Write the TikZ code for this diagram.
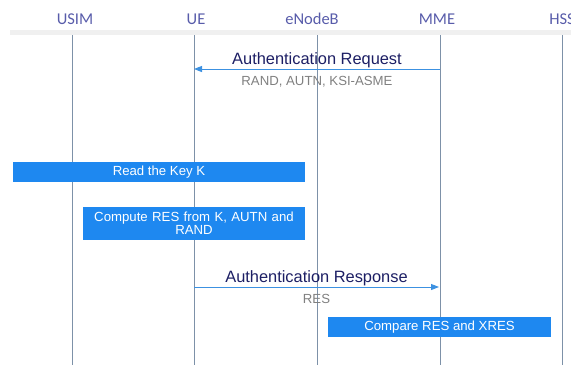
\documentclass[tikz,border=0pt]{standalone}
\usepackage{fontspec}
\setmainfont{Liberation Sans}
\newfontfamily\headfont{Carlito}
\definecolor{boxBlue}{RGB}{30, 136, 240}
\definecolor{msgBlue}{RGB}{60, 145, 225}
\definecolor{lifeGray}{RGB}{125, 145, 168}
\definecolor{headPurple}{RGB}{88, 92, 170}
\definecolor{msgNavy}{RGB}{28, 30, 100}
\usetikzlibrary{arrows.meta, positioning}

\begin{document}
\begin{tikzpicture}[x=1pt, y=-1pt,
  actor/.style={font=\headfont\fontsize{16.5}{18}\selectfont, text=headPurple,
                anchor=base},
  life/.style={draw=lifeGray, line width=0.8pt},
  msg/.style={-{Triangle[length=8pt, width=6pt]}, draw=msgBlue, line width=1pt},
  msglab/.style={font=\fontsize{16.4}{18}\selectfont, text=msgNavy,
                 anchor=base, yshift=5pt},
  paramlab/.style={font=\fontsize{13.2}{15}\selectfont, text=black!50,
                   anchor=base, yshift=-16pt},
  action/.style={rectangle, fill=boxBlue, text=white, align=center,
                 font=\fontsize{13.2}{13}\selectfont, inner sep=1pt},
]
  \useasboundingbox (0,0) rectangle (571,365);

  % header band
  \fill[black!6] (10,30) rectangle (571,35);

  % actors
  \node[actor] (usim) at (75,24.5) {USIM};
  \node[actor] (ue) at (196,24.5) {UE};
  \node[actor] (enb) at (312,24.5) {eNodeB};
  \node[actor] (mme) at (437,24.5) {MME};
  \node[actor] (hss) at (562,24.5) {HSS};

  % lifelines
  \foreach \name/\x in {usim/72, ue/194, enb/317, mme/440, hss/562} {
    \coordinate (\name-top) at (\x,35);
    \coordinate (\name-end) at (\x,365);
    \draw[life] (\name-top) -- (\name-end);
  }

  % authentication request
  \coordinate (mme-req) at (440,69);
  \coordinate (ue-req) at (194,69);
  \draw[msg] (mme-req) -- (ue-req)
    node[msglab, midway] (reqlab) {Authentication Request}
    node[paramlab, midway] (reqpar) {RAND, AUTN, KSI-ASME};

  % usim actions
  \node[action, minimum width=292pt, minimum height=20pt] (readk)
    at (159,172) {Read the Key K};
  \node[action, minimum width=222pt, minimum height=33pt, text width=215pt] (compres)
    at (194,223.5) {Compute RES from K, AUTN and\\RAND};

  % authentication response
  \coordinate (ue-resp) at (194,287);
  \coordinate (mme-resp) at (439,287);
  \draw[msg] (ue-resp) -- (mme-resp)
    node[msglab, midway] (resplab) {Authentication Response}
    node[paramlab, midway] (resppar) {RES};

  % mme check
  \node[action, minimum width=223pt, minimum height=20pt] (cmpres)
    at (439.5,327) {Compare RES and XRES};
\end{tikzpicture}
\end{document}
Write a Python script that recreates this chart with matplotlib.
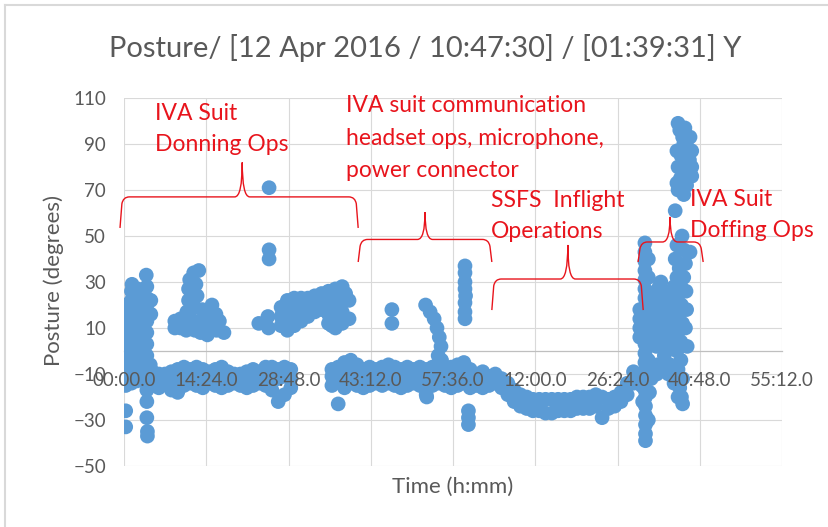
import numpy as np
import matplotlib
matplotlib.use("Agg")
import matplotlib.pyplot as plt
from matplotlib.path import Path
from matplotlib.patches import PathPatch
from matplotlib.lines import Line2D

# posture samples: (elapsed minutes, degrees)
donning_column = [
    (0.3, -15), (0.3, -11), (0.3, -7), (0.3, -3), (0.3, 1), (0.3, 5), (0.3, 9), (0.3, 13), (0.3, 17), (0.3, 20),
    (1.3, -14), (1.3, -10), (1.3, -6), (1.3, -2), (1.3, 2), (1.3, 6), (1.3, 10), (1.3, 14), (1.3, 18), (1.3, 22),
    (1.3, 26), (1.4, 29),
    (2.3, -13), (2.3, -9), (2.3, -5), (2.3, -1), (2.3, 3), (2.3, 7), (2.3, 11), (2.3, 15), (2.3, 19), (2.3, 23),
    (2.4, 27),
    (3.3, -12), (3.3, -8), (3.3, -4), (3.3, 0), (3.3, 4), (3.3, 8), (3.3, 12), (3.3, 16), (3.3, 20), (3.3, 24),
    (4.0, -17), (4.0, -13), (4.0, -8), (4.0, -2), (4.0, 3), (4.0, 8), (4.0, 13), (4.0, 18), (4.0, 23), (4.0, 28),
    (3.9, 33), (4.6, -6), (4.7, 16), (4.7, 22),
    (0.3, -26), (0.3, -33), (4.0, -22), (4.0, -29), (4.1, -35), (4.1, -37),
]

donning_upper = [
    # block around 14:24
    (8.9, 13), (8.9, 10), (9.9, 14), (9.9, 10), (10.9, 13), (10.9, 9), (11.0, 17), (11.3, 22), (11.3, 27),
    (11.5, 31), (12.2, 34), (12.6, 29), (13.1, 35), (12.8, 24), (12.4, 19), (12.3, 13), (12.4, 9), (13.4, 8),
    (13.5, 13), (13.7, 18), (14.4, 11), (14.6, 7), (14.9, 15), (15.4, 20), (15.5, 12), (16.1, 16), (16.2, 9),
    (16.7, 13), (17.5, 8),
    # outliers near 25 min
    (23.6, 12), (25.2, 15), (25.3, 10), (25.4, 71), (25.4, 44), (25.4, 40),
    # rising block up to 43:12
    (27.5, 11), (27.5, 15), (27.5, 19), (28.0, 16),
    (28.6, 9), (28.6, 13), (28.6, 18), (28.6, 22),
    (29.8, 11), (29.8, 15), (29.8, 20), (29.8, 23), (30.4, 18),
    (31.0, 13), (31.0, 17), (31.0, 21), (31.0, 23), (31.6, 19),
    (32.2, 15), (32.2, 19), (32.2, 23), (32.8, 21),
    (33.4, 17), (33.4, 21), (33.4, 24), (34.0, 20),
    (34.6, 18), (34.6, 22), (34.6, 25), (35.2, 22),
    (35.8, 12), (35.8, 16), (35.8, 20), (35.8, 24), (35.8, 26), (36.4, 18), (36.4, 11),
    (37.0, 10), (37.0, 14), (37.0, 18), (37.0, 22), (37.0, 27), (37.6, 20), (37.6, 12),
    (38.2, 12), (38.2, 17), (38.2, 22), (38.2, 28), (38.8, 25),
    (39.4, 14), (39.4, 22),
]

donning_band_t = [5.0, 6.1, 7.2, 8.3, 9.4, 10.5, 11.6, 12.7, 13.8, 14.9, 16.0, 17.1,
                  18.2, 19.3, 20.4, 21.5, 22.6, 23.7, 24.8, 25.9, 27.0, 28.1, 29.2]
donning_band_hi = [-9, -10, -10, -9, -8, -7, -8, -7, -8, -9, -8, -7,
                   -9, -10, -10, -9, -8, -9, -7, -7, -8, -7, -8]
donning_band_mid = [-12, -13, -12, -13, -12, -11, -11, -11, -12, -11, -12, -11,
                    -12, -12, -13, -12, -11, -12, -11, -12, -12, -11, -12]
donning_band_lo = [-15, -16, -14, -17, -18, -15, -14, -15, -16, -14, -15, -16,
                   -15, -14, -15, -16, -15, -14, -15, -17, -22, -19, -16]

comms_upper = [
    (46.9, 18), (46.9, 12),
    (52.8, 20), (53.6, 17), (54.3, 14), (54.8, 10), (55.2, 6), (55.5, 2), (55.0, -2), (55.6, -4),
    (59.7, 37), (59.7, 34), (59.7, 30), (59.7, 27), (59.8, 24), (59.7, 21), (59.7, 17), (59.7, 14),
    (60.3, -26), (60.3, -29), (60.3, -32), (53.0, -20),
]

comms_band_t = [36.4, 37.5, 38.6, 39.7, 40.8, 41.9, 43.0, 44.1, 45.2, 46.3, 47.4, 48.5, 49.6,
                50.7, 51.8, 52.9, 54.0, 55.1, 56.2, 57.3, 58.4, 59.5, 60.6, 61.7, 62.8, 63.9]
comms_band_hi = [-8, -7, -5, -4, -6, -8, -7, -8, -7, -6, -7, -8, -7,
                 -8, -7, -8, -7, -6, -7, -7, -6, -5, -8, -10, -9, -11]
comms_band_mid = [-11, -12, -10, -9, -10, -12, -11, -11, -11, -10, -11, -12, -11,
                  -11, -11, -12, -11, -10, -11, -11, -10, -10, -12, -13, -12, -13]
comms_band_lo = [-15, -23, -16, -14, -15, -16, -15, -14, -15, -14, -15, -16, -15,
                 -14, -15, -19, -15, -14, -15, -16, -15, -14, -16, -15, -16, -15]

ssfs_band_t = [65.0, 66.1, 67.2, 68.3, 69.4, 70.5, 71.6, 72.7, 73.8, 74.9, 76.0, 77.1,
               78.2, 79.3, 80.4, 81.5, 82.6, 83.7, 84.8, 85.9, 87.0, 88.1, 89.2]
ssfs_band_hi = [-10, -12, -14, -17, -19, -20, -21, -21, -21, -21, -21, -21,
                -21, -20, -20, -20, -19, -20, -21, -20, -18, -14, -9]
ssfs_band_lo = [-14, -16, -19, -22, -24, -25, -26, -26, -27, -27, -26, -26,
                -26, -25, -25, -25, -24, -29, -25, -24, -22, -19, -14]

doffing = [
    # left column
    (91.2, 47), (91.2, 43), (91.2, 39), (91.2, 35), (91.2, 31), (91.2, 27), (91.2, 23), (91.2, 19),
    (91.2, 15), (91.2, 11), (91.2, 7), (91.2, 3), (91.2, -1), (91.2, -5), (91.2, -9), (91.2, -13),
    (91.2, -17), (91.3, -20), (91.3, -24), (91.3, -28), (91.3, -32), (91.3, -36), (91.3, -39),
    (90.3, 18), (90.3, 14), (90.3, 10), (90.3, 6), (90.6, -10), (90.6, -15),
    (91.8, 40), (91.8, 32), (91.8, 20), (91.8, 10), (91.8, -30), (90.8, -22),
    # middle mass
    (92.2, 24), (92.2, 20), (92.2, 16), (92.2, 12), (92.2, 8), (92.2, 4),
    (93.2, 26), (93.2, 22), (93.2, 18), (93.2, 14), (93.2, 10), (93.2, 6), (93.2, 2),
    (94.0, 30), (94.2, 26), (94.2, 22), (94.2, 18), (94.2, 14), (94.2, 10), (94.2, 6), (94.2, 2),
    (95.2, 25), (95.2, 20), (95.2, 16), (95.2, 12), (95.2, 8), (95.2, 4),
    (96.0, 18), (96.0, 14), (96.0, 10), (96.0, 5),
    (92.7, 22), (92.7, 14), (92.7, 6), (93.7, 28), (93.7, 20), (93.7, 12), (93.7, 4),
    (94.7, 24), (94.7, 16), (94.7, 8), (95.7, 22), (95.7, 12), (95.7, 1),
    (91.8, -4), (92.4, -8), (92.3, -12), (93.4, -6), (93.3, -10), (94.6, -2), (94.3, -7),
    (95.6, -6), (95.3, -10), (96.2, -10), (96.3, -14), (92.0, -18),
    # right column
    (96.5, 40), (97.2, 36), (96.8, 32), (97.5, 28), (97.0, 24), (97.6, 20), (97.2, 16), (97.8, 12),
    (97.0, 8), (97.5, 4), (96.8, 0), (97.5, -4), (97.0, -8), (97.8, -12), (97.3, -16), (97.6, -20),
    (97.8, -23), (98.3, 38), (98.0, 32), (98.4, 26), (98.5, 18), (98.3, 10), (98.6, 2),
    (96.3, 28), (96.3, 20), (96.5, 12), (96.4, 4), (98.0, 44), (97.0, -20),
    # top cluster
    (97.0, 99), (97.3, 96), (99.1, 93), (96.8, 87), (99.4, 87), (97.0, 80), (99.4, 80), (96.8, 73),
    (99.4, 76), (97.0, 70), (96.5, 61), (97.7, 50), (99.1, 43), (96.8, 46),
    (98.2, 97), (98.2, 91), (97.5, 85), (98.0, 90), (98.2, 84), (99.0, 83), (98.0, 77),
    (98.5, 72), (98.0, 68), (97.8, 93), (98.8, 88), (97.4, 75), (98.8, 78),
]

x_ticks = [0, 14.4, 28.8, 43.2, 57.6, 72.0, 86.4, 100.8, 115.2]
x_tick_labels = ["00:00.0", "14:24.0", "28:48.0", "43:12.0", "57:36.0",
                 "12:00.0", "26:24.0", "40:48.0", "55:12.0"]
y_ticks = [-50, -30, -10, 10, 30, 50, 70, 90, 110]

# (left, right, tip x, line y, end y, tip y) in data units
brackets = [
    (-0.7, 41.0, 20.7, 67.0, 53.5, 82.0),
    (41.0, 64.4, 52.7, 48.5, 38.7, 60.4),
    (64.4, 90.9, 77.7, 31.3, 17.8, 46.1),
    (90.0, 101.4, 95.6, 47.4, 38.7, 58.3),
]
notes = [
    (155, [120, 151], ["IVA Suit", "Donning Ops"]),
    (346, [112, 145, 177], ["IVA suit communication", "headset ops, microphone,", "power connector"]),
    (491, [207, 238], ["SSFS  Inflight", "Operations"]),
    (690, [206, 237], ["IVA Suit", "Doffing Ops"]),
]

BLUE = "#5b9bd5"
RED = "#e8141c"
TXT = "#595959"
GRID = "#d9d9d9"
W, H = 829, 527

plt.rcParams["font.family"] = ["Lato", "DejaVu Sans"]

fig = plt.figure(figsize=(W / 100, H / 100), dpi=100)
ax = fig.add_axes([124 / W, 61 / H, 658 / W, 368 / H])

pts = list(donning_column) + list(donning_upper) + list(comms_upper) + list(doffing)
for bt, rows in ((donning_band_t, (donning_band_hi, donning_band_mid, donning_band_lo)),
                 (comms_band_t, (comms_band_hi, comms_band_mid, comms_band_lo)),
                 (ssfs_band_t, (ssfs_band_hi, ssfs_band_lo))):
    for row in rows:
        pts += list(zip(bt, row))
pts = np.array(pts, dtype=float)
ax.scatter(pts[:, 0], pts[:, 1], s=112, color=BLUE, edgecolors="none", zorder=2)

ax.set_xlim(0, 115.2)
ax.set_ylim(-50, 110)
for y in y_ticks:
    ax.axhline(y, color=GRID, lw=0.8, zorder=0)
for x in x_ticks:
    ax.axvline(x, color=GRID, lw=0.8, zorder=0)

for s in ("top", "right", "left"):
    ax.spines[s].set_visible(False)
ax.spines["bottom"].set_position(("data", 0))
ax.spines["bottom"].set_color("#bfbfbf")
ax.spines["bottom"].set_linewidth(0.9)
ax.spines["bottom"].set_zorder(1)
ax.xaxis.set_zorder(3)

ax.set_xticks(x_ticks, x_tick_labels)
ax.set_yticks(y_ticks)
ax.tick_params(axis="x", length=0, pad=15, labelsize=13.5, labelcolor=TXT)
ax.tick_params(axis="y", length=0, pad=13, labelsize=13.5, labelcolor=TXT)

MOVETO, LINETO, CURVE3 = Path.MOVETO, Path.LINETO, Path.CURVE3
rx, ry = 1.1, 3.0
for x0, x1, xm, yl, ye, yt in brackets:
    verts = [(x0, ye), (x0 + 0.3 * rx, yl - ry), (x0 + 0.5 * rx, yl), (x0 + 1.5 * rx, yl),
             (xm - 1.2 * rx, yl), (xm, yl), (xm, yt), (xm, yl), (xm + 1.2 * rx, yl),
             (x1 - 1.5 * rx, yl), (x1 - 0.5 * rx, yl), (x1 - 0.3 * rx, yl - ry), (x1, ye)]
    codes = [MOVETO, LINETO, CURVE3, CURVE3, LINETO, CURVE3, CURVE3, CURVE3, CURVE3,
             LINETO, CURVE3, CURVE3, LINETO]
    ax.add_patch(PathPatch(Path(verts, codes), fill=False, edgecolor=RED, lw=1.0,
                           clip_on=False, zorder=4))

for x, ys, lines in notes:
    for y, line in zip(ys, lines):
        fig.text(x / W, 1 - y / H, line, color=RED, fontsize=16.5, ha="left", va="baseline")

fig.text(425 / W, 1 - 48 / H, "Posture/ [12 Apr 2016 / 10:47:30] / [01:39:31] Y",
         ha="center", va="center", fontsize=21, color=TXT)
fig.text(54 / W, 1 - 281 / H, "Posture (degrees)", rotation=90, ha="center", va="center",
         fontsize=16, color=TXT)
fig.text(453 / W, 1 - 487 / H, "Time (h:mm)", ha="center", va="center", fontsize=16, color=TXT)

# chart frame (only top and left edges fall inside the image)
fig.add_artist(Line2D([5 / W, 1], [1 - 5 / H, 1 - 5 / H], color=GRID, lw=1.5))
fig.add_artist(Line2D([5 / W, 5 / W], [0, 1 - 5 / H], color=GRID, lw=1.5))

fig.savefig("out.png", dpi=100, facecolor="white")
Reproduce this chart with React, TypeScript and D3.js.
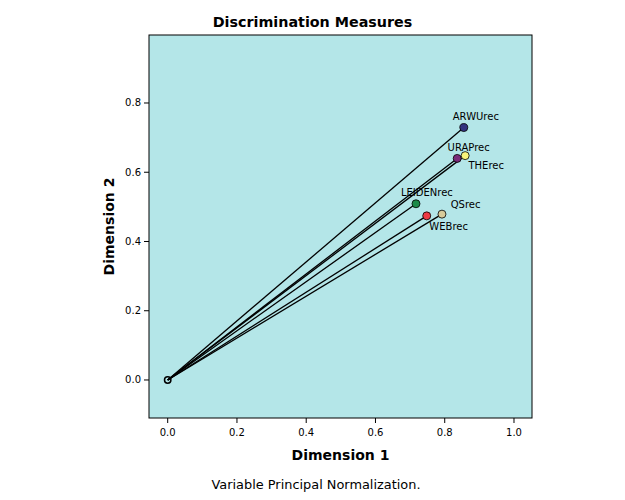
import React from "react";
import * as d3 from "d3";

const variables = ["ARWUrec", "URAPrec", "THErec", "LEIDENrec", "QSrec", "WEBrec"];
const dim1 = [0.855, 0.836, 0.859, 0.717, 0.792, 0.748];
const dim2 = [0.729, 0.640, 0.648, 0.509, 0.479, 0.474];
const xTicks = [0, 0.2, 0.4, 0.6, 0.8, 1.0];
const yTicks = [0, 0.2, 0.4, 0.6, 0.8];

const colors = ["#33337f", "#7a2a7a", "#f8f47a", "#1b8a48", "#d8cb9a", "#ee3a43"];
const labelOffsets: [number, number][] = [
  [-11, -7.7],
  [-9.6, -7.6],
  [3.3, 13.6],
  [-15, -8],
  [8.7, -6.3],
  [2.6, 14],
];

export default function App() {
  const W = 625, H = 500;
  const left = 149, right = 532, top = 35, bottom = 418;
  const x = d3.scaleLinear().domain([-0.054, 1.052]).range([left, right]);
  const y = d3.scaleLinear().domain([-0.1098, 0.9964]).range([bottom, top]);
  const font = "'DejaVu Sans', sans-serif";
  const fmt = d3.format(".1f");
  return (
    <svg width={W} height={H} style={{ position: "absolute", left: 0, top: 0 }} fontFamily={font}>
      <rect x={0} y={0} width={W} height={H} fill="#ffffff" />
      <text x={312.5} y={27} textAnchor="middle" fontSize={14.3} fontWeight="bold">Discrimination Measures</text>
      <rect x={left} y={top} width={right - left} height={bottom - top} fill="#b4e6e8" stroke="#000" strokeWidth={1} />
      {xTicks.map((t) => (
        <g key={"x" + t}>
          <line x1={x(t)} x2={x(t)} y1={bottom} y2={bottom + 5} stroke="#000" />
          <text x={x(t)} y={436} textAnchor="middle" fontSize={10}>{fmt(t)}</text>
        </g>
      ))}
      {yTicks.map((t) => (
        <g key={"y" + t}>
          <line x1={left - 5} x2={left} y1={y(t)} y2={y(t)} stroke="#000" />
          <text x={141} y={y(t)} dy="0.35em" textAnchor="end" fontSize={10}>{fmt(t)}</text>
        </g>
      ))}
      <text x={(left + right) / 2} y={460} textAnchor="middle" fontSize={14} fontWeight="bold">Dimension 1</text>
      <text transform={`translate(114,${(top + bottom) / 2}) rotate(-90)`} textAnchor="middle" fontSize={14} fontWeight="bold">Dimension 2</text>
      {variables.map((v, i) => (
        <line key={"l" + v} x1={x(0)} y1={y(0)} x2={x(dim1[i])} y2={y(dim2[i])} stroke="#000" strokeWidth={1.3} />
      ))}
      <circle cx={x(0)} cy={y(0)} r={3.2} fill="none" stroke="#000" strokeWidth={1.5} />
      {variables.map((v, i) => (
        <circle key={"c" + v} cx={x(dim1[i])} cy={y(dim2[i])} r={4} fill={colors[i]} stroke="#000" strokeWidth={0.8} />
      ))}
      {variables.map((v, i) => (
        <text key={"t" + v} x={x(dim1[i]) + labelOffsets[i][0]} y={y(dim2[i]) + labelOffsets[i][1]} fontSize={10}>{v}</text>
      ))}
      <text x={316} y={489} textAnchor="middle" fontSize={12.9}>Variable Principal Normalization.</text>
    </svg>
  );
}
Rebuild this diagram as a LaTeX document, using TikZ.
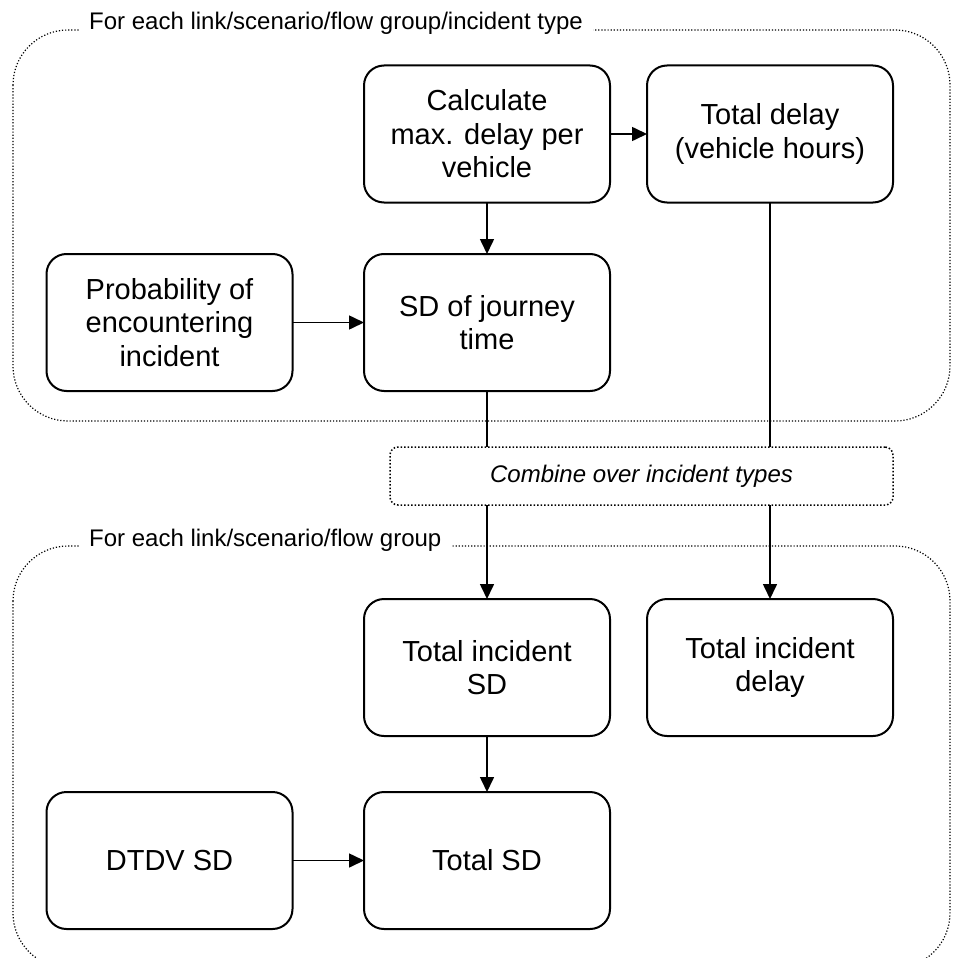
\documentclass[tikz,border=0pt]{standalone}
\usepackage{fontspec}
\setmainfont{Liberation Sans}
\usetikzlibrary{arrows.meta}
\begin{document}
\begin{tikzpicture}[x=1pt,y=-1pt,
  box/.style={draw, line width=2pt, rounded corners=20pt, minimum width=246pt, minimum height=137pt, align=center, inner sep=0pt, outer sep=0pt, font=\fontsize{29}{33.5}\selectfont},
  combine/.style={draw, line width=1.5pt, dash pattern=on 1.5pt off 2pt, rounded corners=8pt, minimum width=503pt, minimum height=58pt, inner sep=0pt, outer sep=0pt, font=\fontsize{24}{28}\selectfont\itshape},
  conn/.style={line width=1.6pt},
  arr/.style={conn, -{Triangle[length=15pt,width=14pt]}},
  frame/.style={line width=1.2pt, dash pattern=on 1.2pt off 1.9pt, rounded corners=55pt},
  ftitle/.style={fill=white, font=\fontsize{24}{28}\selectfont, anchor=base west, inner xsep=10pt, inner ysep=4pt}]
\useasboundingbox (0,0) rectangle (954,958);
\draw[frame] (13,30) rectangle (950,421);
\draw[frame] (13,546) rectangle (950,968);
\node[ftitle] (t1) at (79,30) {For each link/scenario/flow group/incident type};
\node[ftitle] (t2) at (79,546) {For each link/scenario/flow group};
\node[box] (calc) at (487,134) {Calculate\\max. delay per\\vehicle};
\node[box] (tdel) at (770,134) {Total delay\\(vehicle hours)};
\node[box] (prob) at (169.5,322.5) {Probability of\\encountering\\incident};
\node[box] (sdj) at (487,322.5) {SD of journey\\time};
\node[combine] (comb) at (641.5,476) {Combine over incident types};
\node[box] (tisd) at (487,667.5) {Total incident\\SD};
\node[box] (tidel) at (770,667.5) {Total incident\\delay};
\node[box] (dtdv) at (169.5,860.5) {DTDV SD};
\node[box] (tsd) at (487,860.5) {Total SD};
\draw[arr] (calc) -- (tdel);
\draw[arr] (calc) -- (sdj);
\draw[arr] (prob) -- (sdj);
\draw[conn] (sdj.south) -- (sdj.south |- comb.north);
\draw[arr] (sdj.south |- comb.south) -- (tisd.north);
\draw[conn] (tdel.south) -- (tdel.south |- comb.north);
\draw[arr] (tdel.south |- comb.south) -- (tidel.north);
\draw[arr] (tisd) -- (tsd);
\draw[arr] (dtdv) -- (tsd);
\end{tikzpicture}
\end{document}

+ + + + + + +

— Work to do —
Only the lines from the start of the material through the line containing "(10,30) rectangle (571,35);" should be transcribed. Pictures stay out.

— Solution —
Write the TikZ code for this diagram.
\documentclass[tikz,border=0pt]{standalone}
\usepackage{fontspec}
\setmainfont{Liberation Sans}
\newfontfamily\headfont{Carlito}
\definecolor{boxBlue}{RGB}{30, 136, 240}
\definecolor{msgBlue}{RGB}{60, 145, 225}
\definecolor{lifeGray}{RGB}{125, 145, 168}
\definecolor{headPurple}{RGB}{88, 92, 170}
\definecolor{msgNavy}{RGB}{28, 30, 100}
\usetikzlibrary{arrows.meta, positioning}

\begin{document}
\begin{tikzpicture}[x=1pt, y=-1pt,
  actor/.style={font=\headfont\fontsize{16.5}{18}\selectfont, text=headPurple,
                anchor=base},
  life/.style={draw=lifeGray, line width=0.8pt},
  msg/.style={-{Triangle[length=8pt, width=6pt]}, draw=msgBlue, line width=1pt},
  msglab/.style={font=\fontsize{16.4}{18}\selectfont, text=msgNavy,
                 anchor=base, yshift=5pt},
  paramlab/.style={font=\fontsize{13.2}{15}\selectfont, text=black!50,
                   anchor=base, yshift=-16pt},
  action/.style={rectangle, fill=boxBlue, text=white, align=center,
                 font=\fontsize{13.2}{13}\selectfont, inner sep=1pt},
]
  \useasboundingbox (0,0) rectangle (571,365);

  % header band
  \fill[black!6] (10,30) rectangle (571,35);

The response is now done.